Under the authorities cited above this record is inadequate as a matter of law to authorize a jury inference that defendants were negligent in not having a ground fault detector, because the detector was not shown to have been available or generally adopted, and by no means was it shown to have been the best known and most extensively adopted equipment.
Having thus as a matter of law eliminated this last possible ground of defendants' negligence, we rule that a judgment for defendants was demanded.
What has been said above also disposes of Enumeration 21: As the failure to employ 3-wire system was not the proximate cause of death, it can make no difference whether such failure was or was not customary practice in the construction industry.
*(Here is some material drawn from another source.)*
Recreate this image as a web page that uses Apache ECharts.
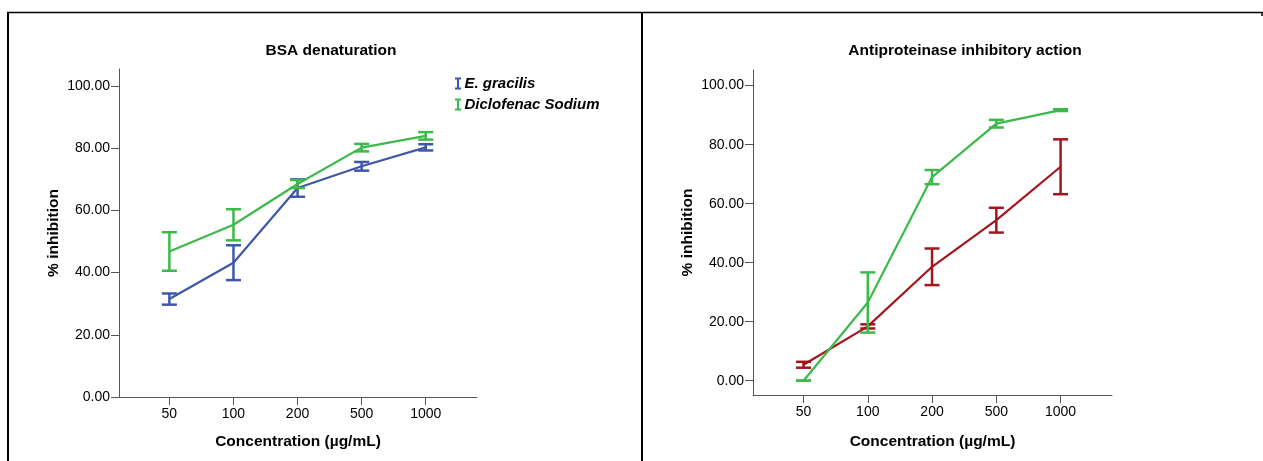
<!DOCTYPE html>
<html>
<head>
<meta charset="utf-8">
<script src="https://cdn.jsdelivr.net/npm/echarts@6/dist/echarts.min.js"></script>
<style>
html,body{margin:0;padding:0;background:#fff;}
#c{width:1263px;height:461px;}
</style>
</head>
<body>
<div id="c"></div>
<script>
// ---- data ----
const categories = ['50', '100', '200', '500', '1000'];
const yTicks = [0, 20, 40, 60, 80, 100];

// BSA denaturation (mean, error half-width)
const bsaGracilisMean = [31.5, 43.2, 67.2, 74.2, 80.3];
const bsaGracilisErr  = [1.8, 5.6, 2.8, 1.4, 1.0];
const bsaDiclofenacMean = [46.8, 55.4, 68.5, 80.2, 84.0];
const bsaDiclofenacErr  = [6.2, 5.0, 1.3, 1.2, 1.2];

// Antiproteinase inhibitory action
const apGracilisMean = [5.4, 18.4, 38.6, 54.4, 72.5];
const apGracilisErr  = [1.0, 0.7, 6.2, 4.2, 9.3];
const apDiclofenacMean = [0.0, 26.5, 69.0, 87.1, 91.7];
const apDiclofenacErr  = [0.0, 10.2, 2.4, 1.3, 0.3];

const BLUE = '#3F57A8';
const GREEN = '#3DB94B';
const RED = '#A3161D';
const FONT = 'Liberation Sans, Arial, sans-serif';

function lineData(mean){ return mean.map((v,i)=>[i, v]); }
function errData(mean, err){ return mean.map((v,i)=>[i, v-err[i], v+err[i]]); }

function errRender(params, api){
  const x = api.value(0), lo = api.value(1), hi = api.value(2);
  const pLo = api.coord([x, lo]);
  const pHi = api.coord([x, hi]);
  const hw = 7.5;
  const style = {stroke: api.visual('color'), lineWidth: 2.5, fill: null};
  return {
    type: 'group',
    children: [
      {type:'line', shape:{x1:pLo[0], y1:pLo[1], x2:pHi[0], y2:pHi[1]}, style: style},
      {type:'line', shape:{x1:pLo[0]-hw, y1:pLo[1], x2:pLo[0]+hw, y2:pLo[1]}, style: style},
      {type:'line', shape:{x1:pHi[0]-hw, y1:pHi[1], x2:pHi[0]+hw, y2:pHi[1]}, style: style}
    ]
  };
}

function xAxisDef(gridIndex, nameGap){
  return {
    type: 'value', gridIndex: gridIndex, min: -0.786, max: 4.8,
    splitLine: {show: false},
    axisLine: {show: true, onZero: false, lineStyle: {color: '#555', width: 1}},
    axisTick: {show: true, length: 8, lineStyle: {color: '#555'}, customValues: [0,1,2,3,4]},
    axisLabel: {show: true, customValues: [0,1,2,3,4], formatter: v => categories[Math.round(v)],
      color: '#000', fontFamily: FONT, fontSize: 14, margin: 10},
    name: 'Concentration (µg/mL)', nameLocation: 'middle', nameGap: nameGap,
    nameTextStyle: {color: '#000', fontFamily: FONT, fontSize: 15.5, fontWeight: 'bold'}
  };
}
function yAxisDef(gridIndex, min, max){
  return {
    type: 'value', gridIndex: gridIndex, min: min, max: max,
    splitLine: {show: false},
    axisLine: {show: true, onZero: false, lineStyle: {color: '#555', width: 1}},
    axisTick: {show: true, length: 8, lineStyle: {color: '#555'}, customValues: yTicks},
    axisLabel: {show: true, customValues: yTicks, formatter: v => v.toFixed(2),
      color: '#000', fontFamily: FONT, fontSize: 14, margin: 9},
    name: '% inhibition', nameLocation: 'middle', nameGap: 57, nameRotate: 90,
    nameTextStyle: {color: '#000', fontFamily: FONT, fontSize: 15.5, fontWeight: 'bold'}
  };
}

const chart = echarts.init(document.getElementById('c'), null, {renderer: 'canvas'});
chart.setOption({
  backgroundColor: '#fff',
  animation: false,
  title: [
    {text: 'BSA denaturation', left: 326, top: 38, textAlign: 'center',
     textStyle: {fontFamily: FONT, fontSize: 15.5, fontWeight: 'bold', color: '#000'}},
    {text: 'Antiproteinase inhibitory action', left: 960, top: 38, textAlign: 'center',
     textStyle: {fontFamily: FONT, fontSize: 15.5, fontWeight: 'bold', color: '#000'}}
  ],
  legend: {
    data: ['E. gracilis', 'Diclofenac Sodium'],
    orient: 'vertical', left: 450, top: 71, itemGap: 6,
    itemWidth: 7, itemHeight: 12,
    icon: 'path://M0,0H6V2H4V10H6V12H0V10H2V2H0Z',
    textStyle: {fontFamily: FONT, fontSize: 15, fontWeight: 'bold', fontStyle: 'italic', color: '#000', padding: [0,0,0,-2]},
    selectedMode: false
  },
  grid: [
    {left: 119, top: 69, width: 358, height: 328},
    {left: 753, top: 70, width: 359, height: 325}
  ],
  xAxis: [xAxisDef(0, 37), xAxisDef(1, 39)],
  yAxis: [yAxisDef(0, 0, 105.5), yAxisDef(1, -4.85, 105.3)],
  graphic: [
    {type:'line', shape:{x1:7, y1:12.5, x2:1263, y2:12.5}, style:{stroke:'#000', lineWidth:1.5}},
    {type:'line', shape:{x1:8, y1:12, x2:8, y2:461}, style:{stroke:'#000', lineWidth:2}},
    {type:'line', shape:{x1:642, y1:12, x2:642, y2:461}, style:{stroke:'#000', lineWidth:2}},
    {type:'line', shape:{x1:1262, y1:12, x2:1262, y2:16}, style:{stroke:'#000', lineWidth:1.5}}
  ],
  series: [
    {name: 'E. gracilis', type: 'line', xAxisIndex: 0, yAxisIndex: 0, data: lineData(bsaGracilisMean),
     color: BLUE, lineStyle: {width: 2.2, color: BLUE}, symbol: 'none', z: 3},
    {name: 'Diclofenac Sodium', type: 'line', xAxisIndex: 0, yAxisIndex: 0, data: lineData(bsaDiclofenacMean),
     color: GREEN, lineStyle: {width: 2.2, color: GREEN}, symbol: 'none', z: 3},
    {name: 'E. gracilis err', type: 'custom', xAxisIndex: 0, yAxisIndex: 0, data: errData(bsaGracilisMean, bsaGracilisErr),
     color: BLUE, renderItem: errRender, z: 4},
    {name: 'Diclofenac Sodium err', type: 'custom', xAxisIndex: 0, yAxisIndex: 0, data: errData(bsaDiclofenacMean, bsaDiclofenacErr),
     color: GREEN, renderItem: errRender, z: 4},

    {name: 'AP E. gracilis', type: 'line', xAxisIndex: 1, yAxisIndex: 1, data: lineData(apGracilisMean),
     color: RED, lineStyle: {width: 2.2, color: RED}, symbol: 'none', z: 3},
    {name: 'AP Diclofenac Sodium', type: 'line', xAxisIndex: 1, yAxisIndex: 1, data: lineData(apDiclofenacMean),
     color: GREEN, lineStyle: {width: 2.2, color: GREEN}, symbol: 'none', z: 3},
    {name: 'AP E. gracilis err', type: 'custom', xAxisIndex: 1, yAxisIndex: 1, data: errData(apGracilisMean, apGracilisErr),
     color: RED, renderItem: errRender, z: 4},
    {name: 'AP Diclofenac Sodium err', type: 'custom', xAxisIndex: 1, yAxisIndex: 1, data: errData(apDiclofenacMean, apDiclofenacErr),
     color: GREEN, renderItem: errRender, z: 4}
  ]
});
</script>
</body>
</html>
Enumeration 1, complaining of the overruling of plaintiff's new trial motions, is without merit, each and every asserted ground for new trial having been enumerated as error and disposed of by the foregoing discussion.
Matthews, Walton, Smith, Shaw & Maddox, Oscar M. Smith, John M. Graham, III, Neely, Freeman & Hawkins, Joe C. Freeman, Jr., W. G. Tabb, III, for appellees.
Notes
1  Naturally, the third hole in the receptacle, without a 3-wire system, provides no ground; however, the presence of the third hole is evidence (and there is also other evidence) that the mutilation of the Skil hammer plug was not required by defendants receptacle which could have accommodated the third prong had it been present. Had Lemming been electrocuted while using unmutilated 3-wire equipment, the proximate cause might have been defendants' failure to provide a 3-wire system.
Mundy, Gammage & Cummings, E. Lamar Gammage, Jr., William W. Mundy, for appellant.
ARGUED SEPTEMBER 13, 1973 -- DECIDED JANUARY 9, 1974.